The “Great Unknowns”: What to Verify

Even with a clear upgrade path, the specifications leave two critical questions unanswered. These are the “great unknowns” of almost all import lathes, and the answers separate the high-value models from the toys.

1. The Threading Gear Question: Plastic or Metal?
   The lathe is advertised as “for threading.” This requires a set of “change gears” to link the spindle rotation to the leadscrew. The material of these gears is paramount. Metal gears (steel or cast iron) are robust and durable. Plastic (nylon/polymer) gears are quiet but are notoriously easy to strip or break, especially if the user makes a mistake or overload the cut. This is often the #1 failure point on cheaper machines. The source material does not specify, and a user question on the topic was not answered. This is the most important question to ask the seller before purchasing.

2. The Spindle Bearing Question: Quality and Type?
   The spindle is the heart of the lathe. Its accuracy is determined by the bearings it rides in. High-quality, pre-loaded tapered roller bearings are the standard for machine tools, as they can handle both radial (sideways) and axial (thrust) loads. Lower-quality ball bearings can lead to flex, vibration, and poor runout. The specific bearings used in the YS-2275A are not listed.

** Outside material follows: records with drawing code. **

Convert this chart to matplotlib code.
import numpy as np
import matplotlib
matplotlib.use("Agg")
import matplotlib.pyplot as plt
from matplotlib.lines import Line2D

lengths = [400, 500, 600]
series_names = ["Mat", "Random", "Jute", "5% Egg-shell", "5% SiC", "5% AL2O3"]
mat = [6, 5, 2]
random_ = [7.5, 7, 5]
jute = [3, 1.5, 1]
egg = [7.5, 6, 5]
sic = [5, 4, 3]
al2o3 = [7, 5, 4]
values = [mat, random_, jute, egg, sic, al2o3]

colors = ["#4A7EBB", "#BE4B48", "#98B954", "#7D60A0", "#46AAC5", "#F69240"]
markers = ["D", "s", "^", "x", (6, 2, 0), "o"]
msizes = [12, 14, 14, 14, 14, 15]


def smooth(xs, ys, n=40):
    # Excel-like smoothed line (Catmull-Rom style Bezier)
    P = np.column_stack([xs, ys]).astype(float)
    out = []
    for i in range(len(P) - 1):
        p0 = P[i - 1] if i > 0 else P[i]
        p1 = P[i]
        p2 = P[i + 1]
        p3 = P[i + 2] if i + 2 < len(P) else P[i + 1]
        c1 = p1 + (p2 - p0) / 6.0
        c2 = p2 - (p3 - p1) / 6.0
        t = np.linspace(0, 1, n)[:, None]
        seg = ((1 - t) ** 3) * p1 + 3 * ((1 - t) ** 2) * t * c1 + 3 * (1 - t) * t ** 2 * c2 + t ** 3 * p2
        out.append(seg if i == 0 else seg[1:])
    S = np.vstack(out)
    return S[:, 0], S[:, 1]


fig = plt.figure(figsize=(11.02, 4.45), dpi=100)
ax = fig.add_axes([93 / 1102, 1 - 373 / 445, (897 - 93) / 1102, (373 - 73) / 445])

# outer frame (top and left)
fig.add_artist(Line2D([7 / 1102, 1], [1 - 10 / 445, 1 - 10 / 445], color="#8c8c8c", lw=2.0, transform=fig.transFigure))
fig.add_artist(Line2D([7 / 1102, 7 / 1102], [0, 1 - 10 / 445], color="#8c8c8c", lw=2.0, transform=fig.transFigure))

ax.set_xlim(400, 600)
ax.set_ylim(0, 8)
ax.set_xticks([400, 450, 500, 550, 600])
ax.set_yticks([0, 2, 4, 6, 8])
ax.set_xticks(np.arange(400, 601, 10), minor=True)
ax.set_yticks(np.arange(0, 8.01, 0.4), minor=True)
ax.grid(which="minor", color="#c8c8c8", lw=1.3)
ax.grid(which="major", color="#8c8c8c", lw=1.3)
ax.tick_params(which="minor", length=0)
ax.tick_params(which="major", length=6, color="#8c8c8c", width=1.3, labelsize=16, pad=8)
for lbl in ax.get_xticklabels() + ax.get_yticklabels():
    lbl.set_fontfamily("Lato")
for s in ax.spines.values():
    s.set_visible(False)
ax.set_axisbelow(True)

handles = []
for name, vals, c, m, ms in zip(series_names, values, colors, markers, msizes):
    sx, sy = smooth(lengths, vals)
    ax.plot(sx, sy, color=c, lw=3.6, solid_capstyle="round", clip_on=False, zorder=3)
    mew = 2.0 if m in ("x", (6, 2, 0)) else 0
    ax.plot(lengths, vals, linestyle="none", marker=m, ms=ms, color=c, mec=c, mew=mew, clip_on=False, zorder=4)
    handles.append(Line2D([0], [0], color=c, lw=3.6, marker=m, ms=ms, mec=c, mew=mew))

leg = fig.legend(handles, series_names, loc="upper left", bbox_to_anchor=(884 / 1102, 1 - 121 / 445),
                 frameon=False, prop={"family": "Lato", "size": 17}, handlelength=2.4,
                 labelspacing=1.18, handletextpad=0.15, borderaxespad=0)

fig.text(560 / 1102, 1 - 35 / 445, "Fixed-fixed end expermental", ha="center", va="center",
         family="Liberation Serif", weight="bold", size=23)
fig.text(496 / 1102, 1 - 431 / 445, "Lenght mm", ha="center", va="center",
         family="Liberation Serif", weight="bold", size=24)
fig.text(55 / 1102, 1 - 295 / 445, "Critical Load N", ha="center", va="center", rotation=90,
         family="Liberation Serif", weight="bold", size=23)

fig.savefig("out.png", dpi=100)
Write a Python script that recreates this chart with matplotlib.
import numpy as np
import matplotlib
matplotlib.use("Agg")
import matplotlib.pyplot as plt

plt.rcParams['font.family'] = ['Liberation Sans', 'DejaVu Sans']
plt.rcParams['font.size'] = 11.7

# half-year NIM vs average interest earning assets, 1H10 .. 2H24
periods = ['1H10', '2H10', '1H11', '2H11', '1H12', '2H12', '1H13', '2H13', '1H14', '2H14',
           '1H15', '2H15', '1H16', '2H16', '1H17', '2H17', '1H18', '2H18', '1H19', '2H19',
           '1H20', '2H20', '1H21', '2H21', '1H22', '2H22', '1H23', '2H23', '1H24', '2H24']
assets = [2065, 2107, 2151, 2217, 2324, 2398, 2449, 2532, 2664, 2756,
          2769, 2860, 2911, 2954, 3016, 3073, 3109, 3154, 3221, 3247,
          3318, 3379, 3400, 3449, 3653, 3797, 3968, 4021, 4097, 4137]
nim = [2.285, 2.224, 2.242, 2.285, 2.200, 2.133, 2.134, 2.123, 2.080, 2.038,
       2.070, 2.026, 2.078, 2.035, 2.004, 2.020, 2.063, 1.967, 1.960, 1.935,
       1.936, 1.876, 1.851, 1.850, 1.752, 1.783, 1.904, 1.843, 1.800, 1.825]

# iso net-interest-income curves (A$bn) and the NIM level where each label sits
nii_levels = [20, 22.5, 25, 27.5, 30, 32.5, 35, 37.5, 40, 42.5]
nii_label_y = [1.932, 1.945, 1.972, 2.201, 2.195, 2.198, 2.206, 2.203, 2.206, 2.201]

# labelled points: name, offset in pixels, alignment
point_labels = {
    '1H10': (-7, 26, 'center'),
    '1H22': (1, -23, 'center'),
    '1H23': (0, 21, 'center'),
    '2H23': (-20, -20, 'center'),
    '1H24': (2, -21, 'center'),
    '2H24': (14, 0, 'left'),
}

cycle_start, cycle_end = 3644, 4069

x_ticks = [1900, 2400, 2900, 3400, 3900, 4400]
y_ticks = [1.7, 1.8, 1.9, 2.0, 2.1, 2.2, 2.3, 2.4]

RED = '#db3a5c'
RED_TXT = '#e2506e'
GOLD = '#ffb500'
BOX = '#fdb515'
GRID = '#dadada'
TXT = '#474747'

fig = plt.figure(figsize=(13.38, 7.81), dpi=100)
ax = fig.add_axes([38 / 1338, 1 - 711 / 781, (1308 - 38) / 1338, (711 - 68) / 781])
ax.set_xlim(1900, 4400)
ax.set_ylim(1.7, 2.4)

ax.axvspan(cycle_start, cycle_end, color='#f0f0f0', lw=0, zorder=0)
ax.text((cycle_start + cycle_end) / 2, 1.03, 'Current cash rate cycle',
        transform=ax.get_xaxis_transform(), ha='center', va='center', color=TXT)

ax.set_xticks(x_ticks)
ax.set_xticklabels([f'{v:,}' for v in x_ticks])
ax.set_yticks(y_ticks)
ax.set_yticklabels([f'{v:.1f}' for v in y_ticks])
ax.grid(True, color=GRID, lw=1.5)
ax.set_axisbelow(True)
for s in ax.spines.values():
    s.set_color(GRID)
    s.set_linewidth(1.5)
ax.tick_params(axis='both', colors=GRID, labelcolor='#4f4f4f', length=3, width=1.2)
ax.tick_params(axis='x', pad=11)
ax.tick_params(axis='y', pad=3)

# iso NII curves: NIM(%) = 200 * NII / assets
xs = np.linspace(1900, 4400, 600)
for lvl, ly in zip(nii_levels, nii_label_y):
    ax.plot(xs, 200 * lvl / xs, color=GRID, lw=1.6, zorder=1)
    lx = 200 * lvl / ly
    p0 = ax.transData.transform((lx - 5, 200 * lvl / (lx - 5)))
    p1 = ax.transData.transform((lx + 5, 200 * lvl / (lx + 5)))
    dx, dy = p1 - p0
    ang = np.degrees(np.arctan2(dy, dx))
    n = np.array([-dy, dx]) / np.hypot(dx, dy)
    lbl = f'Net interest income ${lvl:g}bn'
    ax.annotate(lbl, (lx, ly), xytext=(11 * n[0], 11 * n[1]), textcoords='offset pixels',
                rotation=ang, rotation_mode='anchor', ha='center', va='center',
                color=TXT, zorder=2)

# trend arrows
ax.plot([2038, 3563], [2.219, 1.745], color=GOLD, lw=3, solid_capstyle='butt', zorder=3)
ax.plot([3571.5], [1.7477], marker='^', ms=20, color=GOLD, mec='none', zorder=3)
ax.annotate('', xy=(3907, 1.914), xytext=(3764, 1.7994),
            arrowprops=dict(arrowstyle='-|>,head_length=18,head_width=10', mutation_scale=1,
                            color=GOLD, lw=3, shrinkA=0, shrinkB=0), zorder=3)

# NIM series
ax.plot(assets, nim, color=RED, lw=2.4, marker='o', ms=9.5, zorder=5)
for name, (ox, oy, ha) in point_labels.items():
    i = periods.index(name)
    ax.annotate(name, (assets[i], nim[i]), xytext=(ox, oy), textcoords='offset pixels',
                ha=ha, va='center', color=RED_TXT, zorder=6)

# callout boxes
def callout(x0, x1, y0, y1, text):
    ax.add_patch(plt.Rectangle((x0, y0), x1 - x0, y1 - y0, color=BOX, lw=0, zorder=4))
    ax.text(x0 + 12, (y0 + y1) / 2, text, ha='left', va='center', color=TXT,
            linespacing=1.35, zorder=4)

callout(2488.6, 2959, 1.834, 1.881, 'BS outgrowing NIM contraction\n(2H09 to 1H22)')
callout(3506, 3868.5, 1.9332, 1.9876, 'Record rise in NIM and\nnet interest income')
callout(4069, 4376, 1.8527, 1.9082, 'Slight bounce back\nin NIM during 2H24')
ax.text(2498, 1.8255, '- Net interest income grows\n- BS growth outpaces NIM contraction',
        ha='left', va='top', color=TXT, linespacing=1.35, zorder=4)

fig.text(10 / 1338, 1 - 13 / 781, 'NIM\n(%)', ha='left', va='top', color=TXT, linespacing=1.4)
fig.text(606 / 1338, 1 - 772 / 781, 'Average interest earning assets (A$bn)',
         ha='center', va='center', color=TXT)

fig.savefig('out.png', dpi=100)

Conclusion: The Machinist’s Mindset

The CREWORKS YS-2275A 9x30 lathe presents as a very capable platform. Its heavy cast-iron construction, powerful 1100W motor, and large 1.5” spindle bore provide the “good bones” required for serious work.

It is not, however, an appliance. It is an instrument that demands to be tuned. The path to unlocking its precision lies in a methodical setup, a critical upgrade to a QCTP (which may require milling), and the addition of a 4-jaw chuck. The primary unknowns—the change gear material—will determine its long-term durability for threading.

This lathe is a project in itself. For the hobbyist who expects out-of-the-box perfection, it might be a frustration. But for the aspiring machinist who understands that precision is built, not bought, this platform offers a remarkable amount of potential.